- **EXERCISE DETAILS**
Reproduce all the lines below exactly and omit the images.

--- BEGIN ---

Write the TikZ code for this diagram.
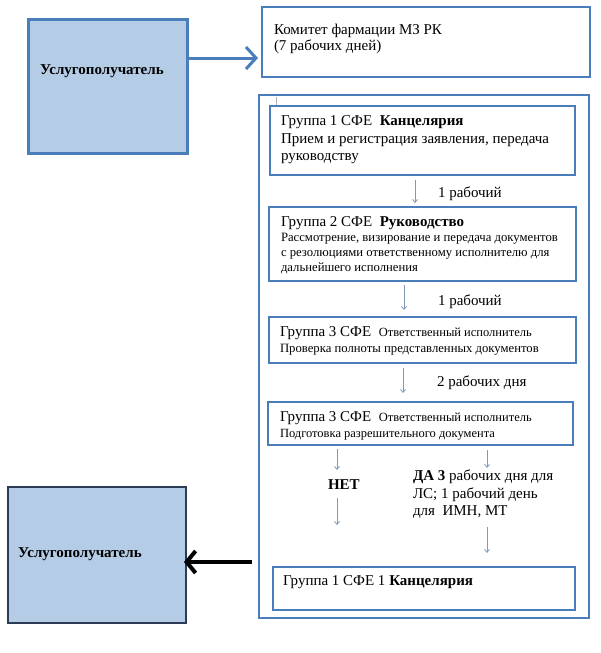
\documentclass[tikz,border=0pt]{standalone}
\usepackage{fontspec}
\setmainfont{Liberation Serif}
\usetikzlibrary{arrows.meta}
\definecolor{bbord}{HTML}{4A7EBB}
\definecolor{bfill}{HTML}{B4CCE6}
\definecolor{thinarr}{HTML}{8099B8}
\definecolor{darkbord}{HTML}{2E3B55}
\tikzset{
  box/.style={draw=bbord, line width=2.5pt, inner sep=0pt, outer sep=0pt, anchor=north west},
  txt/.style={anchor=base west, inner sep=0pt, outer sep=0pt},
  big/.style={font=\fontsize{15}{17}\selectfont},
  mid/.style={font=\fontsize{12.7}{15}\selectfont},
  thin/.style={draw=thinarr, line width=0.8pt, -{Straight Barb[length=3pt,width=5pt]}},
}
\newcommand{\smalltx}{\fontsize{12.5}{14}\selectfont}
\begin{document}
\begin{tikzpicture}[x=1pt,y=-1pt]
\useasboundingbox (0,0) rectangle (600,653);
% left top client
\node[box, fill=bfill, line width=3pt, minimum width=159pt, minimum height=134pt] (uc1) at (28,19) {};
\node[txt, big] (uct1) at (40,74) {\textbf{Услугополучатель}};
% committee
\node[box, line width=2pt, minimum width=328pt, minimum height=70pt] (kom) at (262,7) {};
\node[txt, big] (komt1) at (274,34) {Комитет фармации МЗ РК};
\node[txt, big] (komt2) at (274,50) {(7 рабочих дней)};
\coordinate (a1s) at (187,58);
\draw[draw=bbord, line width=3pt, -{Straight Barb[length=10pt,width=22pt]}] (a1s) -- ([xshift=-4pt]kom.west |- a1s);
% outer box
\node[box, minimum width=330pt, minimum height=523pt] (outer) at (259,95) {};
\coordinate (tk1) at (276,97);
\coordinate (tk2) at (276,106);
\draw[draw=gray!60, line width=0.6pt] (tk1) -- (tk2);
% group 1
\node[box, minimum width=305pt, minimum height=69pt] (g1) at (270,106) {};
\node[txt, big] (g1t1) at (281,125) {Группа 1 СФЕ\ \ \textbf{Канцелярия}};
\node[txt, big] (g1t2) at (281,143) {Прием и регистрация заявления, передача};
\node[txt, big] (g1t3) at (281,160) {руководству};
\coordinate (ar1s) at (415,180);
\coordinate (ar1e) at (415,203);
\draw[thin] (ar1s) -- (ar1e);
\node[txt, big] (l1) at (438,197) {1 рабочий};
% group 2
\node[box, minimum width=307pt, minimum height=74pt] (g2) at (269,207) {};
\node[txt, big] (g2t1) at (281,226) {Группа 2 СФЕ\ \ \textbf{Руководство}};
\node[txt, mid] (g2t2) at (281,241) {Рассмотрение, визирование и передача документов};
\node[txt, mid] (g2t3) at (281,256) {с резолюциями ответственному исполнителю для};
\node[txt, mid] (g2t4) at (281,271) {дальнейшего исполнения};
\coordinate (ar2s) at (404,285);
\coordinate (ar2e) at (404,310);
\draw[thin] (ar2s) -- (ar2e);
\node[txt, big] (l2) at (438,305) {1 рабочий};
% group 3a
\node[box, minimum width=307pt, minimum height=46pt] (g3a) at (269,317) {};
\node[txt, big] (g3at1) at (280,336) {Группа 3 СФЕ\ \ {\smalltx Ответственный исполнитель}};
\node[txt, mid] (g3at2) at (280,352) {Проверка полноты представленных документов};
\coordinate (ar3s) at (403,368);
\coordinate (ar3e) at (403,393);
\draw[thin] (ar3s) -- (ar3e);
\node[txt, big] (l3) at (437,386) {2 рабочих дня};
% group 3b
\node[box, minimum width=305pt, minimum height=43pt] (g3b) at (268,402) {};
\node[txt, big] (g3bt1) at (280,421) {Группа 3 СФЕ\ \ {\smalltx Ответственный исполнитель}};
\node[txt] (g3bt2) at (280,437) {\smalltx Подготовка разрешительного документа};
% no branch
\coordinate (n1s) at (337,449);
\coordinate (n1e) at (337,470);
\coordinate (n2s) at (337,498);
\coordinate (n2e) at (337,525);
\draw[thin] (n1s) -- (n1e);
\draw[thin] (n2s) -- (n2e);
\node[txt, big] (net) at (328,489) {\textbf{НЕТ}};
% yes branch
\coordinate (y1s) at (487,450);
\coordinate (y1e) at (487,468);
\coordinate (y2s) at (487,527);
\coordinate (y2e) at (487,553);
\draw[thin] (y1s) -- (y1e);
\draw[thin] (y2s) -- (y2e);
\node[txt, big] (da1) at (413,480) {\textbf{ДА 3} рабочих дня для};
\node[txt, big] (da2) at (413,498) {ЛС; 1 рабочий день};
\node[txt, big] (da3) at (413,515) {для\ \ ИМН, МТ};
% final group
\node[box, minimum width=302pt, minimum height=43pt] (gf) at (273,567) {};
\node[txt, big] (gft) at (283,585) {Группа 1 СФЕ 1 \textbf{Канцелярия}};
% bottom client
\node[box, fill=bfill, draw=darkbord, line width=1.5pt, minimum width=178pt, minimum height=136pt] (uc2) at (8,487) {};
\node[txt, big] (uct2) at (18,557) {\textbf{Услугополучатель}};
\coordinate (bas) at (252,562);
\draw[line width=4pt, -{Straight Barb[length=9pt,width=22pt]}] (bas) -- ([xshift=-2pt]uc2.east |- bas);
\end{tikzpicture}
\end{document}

--- END ---

- **IN RESPONSE**
Write the TikZ code for this diagram.
\documentclass[tikz,border=0pt]{standalone}
\usepackage{fontspec}
\setmainfont{Liberation Serif}
\usetikzlibrary{arrows.meta}
\definecolor{bbord}{HTML}{4A7EBB}
\definecolor{bfill}{HTML}{B4CCE6}
\definecolor{thinarr}{HTML}{8099B8}
\definecolor{darkbord}{HTML}{2E3B55}
\tikzset{
  box/.style={draw=bbord, line width=2.5pt, inner sep=0pt, outer sep=0pt, anchor=north west},
  txt/.style={anchor=base west, inner sep=0pt, outer sep=0pt},
  big/.style={font=\fontsize{15}{17}\selectfont},
  mid/.style={font=\fontsize{12.7}{15}\selectfont},
  thin/.style={draw=thinarr, line width=0.8pt, -{Straight Barb[length=3pt,width=5pt]}},
}
\newcommand{\smalltx}{\fontsize{12.5}{14}\selectfont}
\begin{document}
\begin{tikzpicture}[x=1pt,y=-1pt]
\useasboundingbox (0,0) rectangle (600,653);
% left top client
\node[box, fill=bfill, line width=3pt, minimum width=159pt, minimum height=134pt] (uc1) at (28,19) {};
\node[txt, big] (uct1) at (40,74) {\textbf{Услугополучатель}};
% committee
\node[box, line width=2pt, minimum width=328pt, minimum height=70pt] (kom) at (262,7) {};
\node[txt, big] (komt1) at (274,34) {Комитет фармации МЗ РК};
\node[txt, big] (komt2) at (274,50) {(7 рабочих дней)};
\coordinate (a1s) at (187,58);
\draw[draw=bbord, line width=3pt, -{Straight Barb[length=10pt,width=22pt]}] (a1s) -- ([xshift=-4pt]kom.west |- a1s);
% outer box
\node[box, minimum width=330pt, minimum height=523pt] (outer) at (259,95) {};
\coordinate (tk1) at (276,97);
\coordinate (tk2) at (276,106);
\draw[draw=gray!60, line width=0.6pt] (tk1) -- (tk2);
% group 1
\node[box, minimum width=305pt, minimum height=69pt] (g1) at (270,106) {};
\node[txt, big] (g1t1) at (281,125) {Группа 1 СФЕ\ \ \textbf{Канцелярия}};
\node[txt, big] (g1t2) at (281,143) {Прием и регистрация заявления, передача};
\node[txt, big] (g1t3) at (281,160) {руководству};
\coordinate (ar1s) at (415,180);
\coordinate (ar1e) at (415,203);
\draw[thin] (ar1s) -- (ar1e);
\node[txt, big] (l1) at (438,197) {1 рабочий};
% group 2
\node[box, minimum width=307pt, minimum height=74pt] (g2) at (269,207) {};
\node[txt, big] (g2t1) at (281,226) {Группа 2 СФЕ\ \ \textbf{Руководство}};
\node[txt, mid] (g2t2) at (281,241) {Рассмотрение, визирование и передача документов};
\node[txt, mid] (g2t3) at (281,256) {с резолюциями ответственному исполнителю для};
\node[txt, mid] (g2t4) at (281,271) {дальнейшего исполнения};
\coordinate (ar2s) at (404,285);
\coordinate (ar2e) at (404,310);
\draw[thin] (ar2s) -- (ar2e);
\node[txt, big] (l2) at (438,305) {1 рабочий};
% group 3a
\node[box, minimum width=307pt, minimum height=46pt] (g3a) at (269,317) {};
\node[txt, big] (g3at1) at (280,336) {Группа 3 СФЕ\ \ {\smalltx Ответственный исполнитель}};
\node[txt, mid] (g3at2) at (280,352) {Проверка полноты представленных документов};
\coordinate (ar3s) at (403,368);
\coordinate (ar3e) at (403,393);
\draw[thin] (ar3s) -- (ar3e);
\node[txt, big] (l3) at (437,386) {2 рабочих дня};
% group 3b
\node[box, minimum width=305pt, minimum height=43pt] (g3b) at (268,402) {};
\node[txt, big] (g3bt1) at (280,421) {Группа 3 СФЕ\ \ {\smalltx Ответственный исполнитель}};
\node[txt] (g3bt2) at (280,437) {\smalltx Подготовка разрешительного документа};
% no branch
\coordinate (n1s) at (337,449);
\coordinate (n1e) at (337,470);
\coordinate (n2s) at (337,498);
\coordinate (n2e) at (337,525);
\draw[thin] (n1s) -- (n1e);
\draw[thin] (n2s) -- (n2e);
\node[txt, big] (net) at (328,489) {\textbf{НЕТ}};
% yes branch
\coordinate (y1s) at (487,450);
\coordinate (y1e) at (487,468);
\coordinate (y2s) at (487,527);
\coordinate (y2e) at (487,553);
\draw[thin] (y1s) -- (y1e);
\draw[thin] (y2s) -- (y2e);
\node[txt, big] (da1) at (413,480) {\textbf{ДА 3} рабочих дня для};
\node[txt, big] (da2) at (413,498) {ЛС; 1 рабочий день};
\node[txt, big] (da3) at (413,515) {для\ \ ИМН, МТ};
% final group
\node[box, minimum width=302pt, minimum height=43pt] (gf) at (273,567) {};
\node[txt, big] (gft) at (283,585) {Группа 1 СФЕ 1 \textbf{Канцелярия}};
% bottom client
\node[box, fill=bfill, draw=darkbord, line width=1.5pt, minimum width=178pt, minimum height=136pt] (uc2) at (8,487) {};
\node[txt, big] (uct2) at (18,557) {\textbf{Услугополучатель}};
\coordinate (bas) at (252,562);
\draw[line width=4pt, -{Straight Barb[length=9pt,width=22pt]}] (bas) -- ([xshift=-2pt]uc2.east |- bas);
\end{tikzpicture}
\end{document}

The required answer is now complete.